§ **Data provided**:
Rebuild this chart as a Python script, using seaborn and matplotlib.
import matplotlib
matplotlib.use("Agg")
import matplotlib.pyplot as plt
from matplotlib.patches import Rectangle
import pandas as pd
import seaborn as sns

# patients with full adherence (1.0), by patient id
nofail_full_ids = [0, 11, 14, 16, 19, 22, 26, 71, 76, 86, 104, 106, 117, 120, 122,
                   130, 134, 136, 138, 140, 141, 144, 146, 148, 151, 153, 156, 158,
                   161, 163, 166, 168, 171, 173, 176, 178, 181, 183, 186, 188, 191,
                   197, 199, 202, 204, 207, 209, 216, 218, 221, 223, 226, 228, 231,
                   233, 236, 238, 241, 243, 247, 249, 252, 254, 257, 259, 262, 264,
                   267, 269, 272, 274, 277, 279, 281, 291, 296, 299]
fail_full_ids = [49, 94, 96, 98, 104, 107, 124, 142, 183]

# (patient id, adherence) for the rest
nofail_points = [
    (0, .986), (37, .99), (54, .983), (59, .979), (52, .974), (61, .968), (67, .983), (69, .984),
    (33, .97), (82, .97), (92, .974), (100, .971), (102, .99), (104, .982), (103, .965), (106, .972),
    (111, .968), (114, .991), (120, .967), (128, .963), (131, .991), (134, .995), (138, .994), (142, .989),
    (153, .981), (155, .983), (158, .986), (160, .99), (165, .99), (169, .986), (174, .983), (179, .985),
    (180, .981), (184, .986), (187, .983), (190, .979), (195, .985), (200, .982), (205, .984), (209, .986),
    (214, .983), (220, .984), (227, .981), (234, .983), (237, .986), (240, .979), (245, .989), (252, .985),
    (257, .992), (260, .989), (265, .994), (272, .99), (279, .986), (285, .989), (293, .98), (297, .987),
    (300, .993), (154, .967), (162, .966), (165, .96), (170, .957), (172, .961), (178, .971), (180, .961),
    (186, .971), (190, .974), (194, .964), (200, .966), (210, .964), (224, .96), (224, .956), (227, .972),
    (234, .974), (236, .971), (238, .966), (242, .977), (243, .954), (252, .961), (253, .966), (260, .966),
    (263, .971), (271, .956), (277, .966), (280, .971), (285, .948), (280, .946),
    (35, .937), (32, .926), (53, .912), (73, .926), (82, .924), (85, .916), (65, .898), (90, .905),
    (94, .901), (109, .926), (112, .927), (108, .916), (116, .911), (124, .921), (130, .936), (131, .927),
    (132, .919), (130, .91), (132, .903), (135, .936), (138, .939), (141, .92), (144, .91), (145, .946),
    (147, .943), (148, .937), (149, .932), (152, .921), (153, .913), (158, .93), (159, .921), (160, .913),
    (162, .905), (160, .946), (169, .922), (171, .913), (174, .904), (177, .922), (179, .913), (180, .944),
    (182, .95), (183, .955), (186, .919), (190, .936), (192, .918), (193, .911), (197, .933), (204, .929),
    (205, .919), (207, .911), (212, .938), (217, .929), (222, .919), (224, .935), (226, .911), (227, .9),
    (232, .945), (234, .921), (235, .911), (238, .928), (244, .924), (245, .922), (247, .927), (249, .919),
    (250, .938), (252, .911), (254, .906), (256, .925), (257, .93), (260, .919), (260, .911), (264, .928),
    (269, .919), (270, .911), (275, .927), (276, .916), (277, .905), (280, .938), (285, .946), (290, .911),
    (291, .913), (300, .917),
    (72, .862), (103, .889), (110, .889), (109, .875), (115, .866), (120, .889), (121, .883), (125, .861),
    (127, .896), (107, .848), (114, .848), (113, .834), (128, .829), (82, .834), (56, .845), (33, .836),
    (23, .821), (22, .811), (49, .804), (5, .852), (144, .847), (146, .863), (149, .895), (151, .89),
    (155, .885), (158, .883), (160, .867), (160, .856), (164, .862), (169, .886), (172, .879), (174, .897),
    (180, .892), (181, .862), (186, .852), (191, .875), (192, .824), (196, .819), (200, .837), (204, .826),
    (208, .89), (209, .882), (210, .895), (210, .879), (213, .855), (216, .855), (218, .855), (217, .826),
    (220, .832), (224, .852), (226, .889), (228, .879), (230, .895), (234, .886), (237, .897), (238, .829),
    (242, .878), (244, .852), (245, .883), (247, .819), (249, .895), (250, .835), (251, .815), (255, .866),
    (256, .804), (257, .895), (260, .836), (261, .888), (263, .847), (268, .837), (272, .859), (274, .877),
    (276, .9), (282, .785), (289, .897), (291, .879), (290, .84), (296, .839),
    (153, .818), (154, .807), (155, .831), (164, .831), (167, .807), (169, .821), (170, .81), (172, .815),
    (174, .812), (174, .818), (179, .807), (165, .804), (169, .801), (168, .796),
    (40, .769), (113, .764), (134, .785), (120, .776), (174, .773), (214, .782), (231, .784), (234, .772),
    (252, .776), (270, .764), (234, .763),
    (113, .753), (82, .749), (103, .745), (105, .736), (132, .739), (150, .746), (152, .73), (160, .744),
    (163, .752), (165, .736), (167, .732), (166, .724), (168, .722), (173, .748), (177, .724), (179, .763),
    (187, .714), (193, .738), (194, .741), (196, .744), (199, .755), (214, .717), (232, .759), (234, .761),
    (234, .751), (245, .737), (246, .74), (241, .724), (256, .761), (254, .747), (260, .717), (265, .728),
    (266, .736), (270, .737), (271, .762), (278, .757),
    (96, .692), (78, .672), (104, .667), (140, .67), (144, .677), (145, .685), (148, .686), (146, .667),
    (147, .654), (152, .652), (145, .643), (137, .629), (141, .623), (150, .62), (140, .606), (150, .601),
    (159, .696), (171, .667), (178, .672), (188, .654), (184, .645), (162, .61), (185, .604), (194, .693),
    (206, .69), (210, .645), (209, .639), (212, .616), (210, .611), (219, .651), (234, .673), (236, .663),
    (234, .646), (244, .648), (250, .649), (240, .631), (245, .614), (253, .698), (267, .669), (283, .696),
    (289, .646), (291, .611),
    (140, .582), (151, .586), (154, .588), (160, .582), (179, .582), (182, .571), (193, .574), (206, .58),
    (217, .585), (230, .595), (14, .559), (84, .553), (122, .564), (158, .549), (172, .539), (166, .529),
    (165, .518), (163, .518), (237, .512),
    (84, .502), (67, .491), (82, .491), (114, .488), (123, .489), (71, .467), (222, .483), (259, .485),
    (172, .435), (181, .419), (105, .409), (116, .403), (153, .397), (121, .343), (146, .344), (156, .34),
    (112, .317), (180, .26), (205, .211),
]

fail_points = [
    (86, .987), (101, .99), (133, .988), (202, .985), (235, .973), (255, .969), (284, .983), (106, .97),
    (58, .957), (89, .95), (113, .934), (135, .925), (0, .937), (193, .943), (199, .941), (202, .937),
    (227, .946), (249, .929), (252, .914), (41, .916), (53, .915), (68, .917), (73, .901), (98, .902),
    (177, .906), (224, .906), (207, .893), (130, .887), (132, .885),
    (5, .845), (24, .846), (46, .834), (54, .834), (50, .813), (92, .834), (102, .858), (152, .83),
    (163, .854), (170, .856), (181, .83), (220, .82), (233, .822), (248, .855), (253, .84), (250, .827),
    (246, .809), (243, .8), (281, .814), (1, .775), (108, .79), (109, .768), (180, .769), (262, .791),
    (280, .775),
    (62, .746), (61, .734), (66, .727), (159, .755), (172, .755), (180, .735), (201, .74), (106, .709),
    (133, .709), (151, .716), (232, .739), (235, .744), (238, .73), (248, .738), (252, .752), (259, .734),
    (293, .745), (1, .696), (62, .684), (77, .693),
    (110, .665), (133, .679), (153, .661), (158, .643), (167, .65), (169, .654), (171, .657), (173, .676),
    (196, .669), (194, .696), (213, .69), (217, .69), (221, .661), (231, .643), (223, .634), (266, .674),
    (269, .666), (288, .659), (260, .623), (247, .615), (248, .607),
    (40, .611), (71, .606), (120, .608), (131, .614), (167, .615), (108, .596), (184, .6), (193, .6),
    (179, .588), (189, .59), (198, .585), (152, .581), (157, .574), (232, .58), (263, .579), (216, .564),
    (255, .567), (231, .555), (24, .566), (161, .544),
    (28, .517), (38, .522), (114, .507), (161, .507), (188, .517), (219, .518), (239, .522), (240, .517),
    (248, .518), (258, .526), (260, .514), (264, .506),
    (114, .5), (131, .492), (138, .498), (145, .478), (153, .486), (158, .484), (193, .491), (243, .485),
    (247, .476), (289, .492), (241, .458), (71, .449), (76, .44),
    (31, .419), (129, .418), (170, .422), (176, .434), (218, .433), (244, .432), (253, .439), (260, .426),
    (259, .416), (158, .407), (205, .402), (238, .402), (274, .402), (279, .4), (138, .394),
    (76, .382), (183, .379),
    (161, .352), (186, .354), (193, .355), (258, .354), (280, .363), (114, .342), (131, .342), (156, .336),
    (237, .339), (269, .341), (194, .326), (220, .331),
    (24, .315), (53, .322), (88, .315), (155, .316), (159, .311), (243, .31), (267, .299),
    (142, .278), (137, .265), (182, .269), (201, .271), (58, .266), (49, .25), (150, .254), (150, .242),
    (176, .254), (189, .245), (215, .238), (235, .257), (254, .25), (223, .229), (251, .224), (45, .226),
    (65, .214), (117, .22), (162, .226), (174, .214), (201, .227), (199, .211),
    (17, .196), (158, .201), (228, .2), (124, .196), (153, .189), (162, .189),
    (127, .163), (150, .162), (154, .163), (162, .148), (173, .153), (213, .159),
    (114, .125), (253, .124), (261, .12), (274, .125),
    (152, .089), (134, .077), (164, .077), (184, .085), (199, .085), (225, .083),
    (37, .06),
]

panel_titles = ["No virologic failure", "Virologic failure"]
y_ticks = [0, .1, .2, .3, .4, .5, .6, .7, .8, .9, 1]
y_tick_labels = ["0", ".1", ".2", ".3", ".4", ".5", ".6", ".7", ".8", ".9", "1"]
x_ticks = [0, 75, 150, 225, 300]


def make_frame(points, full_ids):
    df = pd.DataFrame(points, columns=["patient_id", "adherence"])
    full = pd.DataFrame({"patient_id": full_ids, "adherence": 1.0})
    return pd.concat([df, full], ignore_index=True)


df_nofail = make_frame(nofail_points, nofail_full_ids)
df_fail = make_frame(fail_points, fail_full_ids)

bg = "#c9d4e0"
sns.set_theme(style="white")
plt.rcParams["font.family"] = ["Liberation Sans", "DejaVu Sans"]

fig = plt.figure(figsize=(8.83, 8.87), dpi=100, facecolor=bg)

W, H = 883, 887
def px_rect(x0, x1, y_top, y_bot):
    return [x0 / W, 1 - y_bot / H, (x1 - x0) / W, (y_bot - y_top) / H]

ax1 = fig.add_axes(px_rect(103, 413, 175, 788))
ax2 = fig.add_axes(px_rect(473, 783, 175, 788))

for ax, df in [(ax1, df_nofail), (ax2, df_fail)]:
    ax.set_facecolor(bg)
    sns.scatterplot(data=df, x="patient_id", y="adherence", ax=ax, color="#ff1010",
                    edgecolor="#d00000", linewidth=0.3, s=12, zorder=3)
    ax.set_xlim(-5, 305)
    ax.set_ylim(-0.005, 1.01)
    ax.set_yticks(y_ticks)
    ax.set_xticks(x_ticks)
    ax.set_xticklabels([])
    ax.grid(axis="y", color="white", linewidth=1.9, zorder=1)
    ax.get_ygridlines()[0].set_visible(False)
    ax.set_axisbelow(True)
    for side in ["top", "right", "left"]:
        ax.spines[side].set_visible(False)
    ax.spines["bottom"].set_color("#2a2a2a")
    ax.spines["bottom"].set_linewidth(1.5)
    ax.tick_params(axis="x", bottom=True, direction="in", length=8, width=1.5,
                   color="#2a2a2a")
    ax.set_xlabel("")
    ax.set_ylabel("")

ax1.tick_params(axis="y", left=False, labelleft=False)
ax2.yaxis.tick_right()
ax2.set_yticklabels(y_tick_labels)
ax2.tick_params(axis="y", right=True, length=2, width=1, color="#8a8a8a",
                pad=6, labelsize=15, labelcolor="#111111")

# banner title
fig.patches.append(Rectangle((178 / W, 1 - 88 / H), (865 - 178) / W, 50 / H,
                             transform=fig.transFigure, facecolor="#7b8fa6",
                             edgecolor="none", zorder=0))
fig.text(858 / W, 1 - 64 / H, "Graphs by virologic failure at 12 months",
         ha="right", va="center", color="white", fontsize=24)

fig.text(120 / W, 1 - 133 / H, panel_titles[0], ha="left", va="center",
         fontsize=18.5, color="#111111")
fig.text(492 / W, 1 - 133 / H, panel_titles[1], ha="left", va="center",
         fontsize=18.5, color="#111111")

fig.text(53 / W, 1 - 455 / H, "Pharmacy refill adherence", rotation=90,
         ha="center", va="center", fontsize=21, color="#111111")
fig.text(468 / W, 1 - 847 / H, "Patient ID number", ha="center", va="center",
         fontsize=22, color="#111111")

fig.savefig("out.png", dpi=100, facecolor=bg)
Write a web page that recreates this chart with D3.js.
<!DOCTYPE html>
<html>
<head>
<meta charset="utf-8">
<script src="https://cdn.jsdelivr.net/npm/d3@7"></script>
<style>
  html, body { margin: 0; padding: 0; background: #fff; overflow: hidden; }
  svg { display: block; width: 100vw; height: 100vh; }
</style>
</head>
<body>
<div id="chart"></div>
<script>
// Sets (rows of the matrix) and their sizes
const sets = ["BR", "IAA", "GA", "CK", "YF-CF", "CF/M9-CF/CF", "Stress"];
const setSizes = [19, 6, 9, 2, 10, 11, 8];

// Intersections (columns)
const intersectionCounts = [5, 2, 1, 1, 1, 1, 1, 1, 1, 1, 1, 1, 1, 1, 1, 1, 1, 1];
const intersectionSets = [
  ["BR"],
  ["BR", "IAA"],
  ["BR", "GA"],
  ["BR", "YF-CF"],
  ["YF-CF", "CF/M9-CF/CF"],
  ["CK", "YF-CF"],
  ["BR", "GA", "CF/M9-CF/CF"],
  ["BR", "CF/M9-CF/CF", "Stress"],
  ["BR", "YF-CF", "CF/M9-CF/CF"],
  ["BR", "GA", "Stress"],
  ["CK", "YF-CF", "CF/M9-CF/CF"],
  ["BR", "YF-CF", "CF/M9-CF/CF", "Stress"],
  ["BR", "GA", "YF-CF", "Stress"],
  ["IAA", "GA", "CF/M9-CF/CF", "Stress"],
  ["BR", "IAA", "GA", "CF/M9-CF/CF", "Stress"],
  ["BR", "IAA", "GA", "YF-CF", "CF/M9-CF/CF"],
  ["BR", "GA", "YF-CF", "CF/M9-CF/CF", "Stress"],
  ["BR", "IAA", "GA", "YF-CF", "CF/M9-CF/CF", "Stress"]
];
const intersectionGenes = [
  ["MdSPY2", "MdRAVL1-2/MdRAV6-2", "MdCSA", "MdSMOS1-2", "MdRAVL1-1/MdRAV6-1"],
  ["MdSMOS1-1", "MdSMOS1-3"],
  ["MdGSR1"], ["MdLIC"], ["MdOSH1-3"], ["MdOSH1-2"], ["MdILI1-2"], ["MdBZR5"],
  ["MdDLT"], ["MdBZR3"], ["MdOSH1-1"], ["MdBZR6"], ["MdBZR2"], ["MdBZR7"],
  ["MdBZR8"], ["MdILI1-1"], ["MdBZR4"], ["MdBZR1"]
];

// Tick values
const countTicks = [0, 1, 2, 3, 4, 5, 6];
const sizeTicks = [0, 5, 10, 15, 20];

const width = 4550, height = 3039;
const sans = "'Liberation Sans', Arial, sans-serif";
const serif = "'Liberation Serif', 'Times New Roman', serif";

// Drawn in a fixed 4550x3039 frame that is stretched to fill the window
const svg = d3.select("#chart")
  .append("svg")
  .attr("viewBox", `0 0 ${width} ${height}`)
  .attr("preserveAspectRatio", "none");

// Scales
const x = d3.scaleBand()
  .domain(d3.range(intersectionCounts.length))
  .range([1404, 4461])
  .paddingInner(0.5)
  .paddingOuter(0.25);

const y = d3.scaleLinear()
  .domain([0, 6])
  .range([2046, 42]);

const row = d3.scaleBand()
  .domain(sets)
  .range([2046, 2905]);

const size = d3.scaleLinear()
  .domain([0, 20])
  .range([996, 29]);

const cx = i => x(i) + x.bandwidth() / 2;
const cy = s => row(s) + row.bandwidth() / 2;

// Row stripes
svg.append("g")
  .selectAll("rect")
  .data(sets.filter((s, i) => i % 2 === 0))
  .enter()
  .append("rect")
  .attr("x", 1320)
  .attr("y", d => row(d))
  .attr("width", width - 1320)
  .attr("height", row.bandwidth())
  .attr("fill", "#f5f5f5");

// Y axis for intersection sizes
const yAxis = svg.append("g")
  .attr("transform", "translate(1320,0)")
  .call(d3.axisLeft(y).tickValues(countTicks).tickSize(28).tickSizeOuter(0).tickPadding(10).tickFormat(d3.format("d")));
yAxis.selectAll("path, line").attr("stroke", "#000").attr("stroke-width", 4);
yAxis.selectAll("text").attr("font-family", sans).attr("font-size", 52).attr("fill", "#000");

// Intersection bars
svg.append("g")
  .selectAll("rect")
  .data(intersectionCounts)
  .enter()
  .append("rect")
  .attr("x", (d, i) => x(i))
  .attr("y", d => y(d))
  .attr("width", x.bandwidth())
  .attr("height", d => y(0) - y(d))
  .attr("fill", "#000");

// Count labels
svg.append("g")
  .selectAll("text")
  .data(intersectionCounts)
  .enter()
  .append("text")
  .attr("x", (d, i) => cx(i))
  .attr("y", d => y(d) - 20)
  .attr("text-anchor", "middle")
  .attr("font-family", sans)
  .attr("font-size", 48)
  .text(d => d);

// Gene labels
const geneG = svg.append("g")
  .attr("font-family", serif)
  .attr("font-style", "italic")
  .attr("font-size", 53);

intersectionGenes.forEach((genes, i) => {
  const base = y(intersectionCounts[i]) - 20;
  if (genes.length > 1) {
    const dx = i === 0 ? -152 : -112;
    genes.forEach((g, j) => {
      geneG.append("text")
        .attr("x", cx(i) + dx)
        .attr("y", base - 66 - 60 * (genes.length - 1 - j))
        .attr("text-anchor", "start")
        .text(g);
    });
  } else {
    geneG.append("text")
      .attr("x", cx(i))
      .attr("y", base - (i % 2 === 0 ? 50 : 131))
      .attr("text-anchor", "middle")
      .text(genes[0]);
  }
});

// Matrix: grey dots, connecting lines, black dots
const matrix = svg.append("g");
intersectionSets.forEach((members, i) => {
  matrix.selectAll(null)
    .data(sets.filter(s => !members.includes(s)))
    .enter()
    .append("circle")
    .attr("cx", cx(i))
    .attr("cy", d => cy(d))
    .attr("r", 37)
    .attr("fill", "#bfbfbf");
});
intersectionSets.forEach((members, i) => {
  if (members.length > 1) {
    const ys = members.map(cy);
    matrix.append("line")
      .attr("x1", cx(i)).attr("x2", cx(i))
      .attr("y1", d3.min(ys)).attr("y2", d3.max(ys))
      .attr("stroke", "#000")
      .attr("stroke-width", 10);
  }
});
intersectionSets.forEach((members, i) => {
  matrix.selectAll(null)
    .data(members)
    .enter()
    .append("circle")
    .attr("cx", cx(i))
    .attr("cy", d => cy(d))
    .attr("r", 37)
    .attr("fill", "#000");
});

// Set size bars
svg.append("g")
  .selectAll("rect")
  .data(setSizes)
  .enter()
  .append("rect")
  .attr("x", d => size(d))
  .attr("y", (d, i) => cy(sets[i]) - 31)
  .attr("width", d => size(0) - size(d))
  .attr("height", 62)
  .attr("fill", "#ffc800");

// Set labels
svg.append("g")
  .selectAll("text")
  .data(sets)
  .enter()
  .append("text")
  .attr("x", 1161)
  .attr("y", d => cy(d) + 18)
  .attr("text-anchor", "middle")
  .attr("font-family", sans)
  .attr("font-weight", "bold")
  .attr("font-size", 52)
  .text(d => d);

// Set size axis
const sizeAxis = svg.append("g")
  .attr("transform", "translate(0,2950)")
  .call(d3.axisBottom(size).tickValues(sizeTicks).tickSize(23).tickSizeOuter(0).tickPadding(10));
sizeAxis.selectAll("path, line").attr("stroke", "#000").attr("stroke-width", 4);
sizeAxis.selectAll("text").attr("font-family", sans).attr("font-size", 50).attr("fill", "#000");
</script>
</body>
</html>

§ **What this task involves**:
Write out, exactly and with nothing else, the lines of the listing above from its first line through the line with "fail_full_ids = [49, 94, 96, 98, 104, 107, 124, 142, 183]".

§ **Worked solution**:
Rebuild this chart as a Python script, using seaborn and matplotlib.
import matplotlib
matplotlib.use("Agg")
import matplotlib.pyplot as plt
from matplotlib.patches import Rectangle
import pandas as pd
import seaborn as sns

# patients with full adherence (1.0), by patient id
nofail_full_ids = [0, 11, 14, 16, 19, 22, 26, 71, 76, 86, 104, 106, 117, 120, 122,
                   130, 134, 136, 138, 140, 141, 144, 146, 148, 151, 153, 156, 158,
                   161, 163, 166, 168, 171, 173, 176, 178, 181, 183, 186, 188, 191,
                   197, 199, 202, 204, 207, 209, 216, 218, 221, 223, 226, 228, 231,
                   233, 236, 238, 241, 243, 247, 249, 252, 254, 257, 259, 262, 264,
                   267, 269, 272, 274, 277, 279, 281, 291, 296, 299]
fail_full_ids = [49, 94, 96, 98, 104, 107, 124, 142, 183]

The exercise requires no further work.